■ Provided material:
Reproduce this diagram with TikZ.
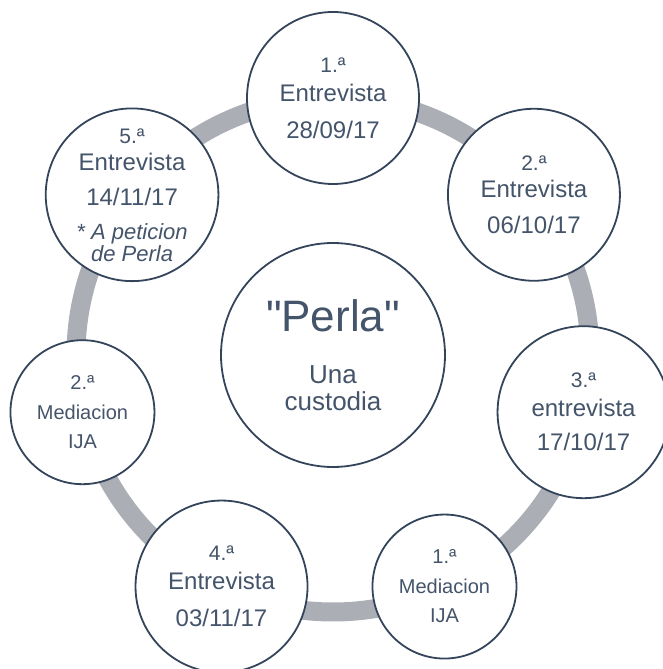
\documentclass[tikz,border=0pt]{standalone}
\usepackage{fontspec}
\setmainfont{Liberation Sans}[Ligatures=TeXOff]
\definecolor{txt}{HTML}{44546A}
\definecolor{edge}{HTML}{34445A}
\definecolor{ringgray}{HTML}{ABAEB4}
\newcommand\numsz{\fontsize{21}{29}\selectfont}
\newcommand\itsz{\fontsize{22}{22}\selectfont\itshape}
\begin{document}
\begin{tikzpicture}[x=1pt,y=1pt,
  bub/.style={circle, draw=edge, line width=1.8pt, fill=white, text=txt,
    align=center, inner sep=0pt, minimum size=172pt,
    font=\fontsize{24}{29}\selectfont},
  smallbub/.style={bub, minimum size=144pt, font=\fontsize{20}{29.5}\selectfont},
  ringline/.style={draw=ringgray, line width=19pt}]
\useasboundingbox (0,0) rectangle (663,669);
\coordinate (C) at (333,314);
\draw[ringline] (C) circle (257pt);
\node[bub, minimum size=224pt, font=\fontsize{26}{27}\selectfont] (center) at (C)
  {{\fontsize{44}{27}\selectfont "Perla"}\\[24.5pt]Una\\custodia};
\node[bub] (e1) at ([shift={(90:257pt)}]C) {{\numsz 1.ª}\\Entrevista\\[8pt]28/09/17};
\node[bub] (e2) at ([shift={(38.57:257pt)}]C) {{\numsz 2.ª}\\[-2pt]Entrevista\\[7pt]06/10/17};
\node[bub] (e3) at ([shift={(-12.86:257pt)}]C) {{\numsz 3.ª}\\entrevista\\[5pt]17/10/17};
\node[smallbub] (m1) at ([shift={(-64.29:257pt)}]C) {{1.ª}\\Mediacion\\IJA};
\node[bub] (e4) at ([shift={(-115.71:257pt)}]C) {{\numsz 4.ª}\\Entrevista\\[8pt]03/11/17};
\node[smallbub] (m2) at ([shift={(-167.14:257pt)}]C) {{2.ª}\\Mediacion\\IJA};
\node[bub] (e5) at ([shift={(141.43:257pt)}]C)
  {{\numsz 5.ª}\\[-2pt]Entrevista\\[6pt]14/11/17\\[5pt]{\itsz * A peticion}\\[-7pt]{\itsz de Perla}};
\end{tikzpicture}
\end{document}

■ Problem requirements: Reproduce the material in its entirety and word for word, without the pictures.

■ Response:
Reproduce this diagram with TikZ.
\documentclass[tikz,border=0pt]{standalone}
\usepackage{fontspec}
\setmainfont{Liberation Sans}[Ligatures=TeXOff]
\definecolor{txt}{HTML}{44546A}
\definecolor{edge}{HTML}{34445A}
\definecolor{ringgray}{HTML}{ABAEB4}
\newcommand\numsz{\fontsize{21}{29}\selectfont}
\newcommand\itsz{\fontsize{22}{22}\selectfont\itshape}
\begin{document}
\begin{tikzpicture}[x=1pt,y=1pt,
  bub/.style={circle, draw=edge, line width=1.8pt, fill=white, text=txt,
    align=center, inner sep=0pt, minimum size=172pt,
    font=\fontsize{24}{29}\selectfont},
  smallbub/.style={bub, minimum size=144pt, font=\fontsize{20}{29.5}\selectfont},
  ringline/.style={draw=ringgray, line width=19pt}]
\useasboundingbox (0,0) rectangle (663,669);
\coordinate (C) at (333,314);
\draw[ringline] (C) circle (257pt);
\node[bub, minimum size=224pt, font=\fontsize{26}{27}\selectfont] (center) at (C)
  {{\fontsize{44}{27}\selectfont "Perla"}\\[24.5pt]Una\\custodia};
\node[bub] (e1) at ([shift={(90:257pt)}]C) {{\numsz 1.ª}\\Entrevista\\[8pt]28/09/17};
\node[bub] (e2) at ([shift={(38.57:257pt)}]C) {{\numsz 2.ª}\\[-2pt]Entrevista\\[7pt]06/10/17};
\node[bub] (e3) at ([shift={(-12.86:257pt)}]C) {{\numsz 3.ª}\\entrevista\\[5pt]17/10/17};
\node[smallbub] (m1) at ([shift={(-64.29:257pt)}]C) {{1.ª}\\Mediacion\\IJA};
\node[bub] (e4) at ([shift={(-115.71:257pt)}]C) {{\numsz 4.ª}\\Entrevista\\[8pt]03/11/17};
\node[smallbub] (m2) at ([shift={(-167.14:257pt)}]C) {{2.ª}\\Mediacion\\IJA};
\node[bub] (e5) at ([shift={(141.43:257pt)}]C)
  {{\numsz 5.ª}\\[-2pt]Entrevista\\[6pt]14/11/17\\[5pt]{\itsz * A peticion}\\[-7pt]{\itsz de Perla}};
\end{tikzpicture}
\end{document}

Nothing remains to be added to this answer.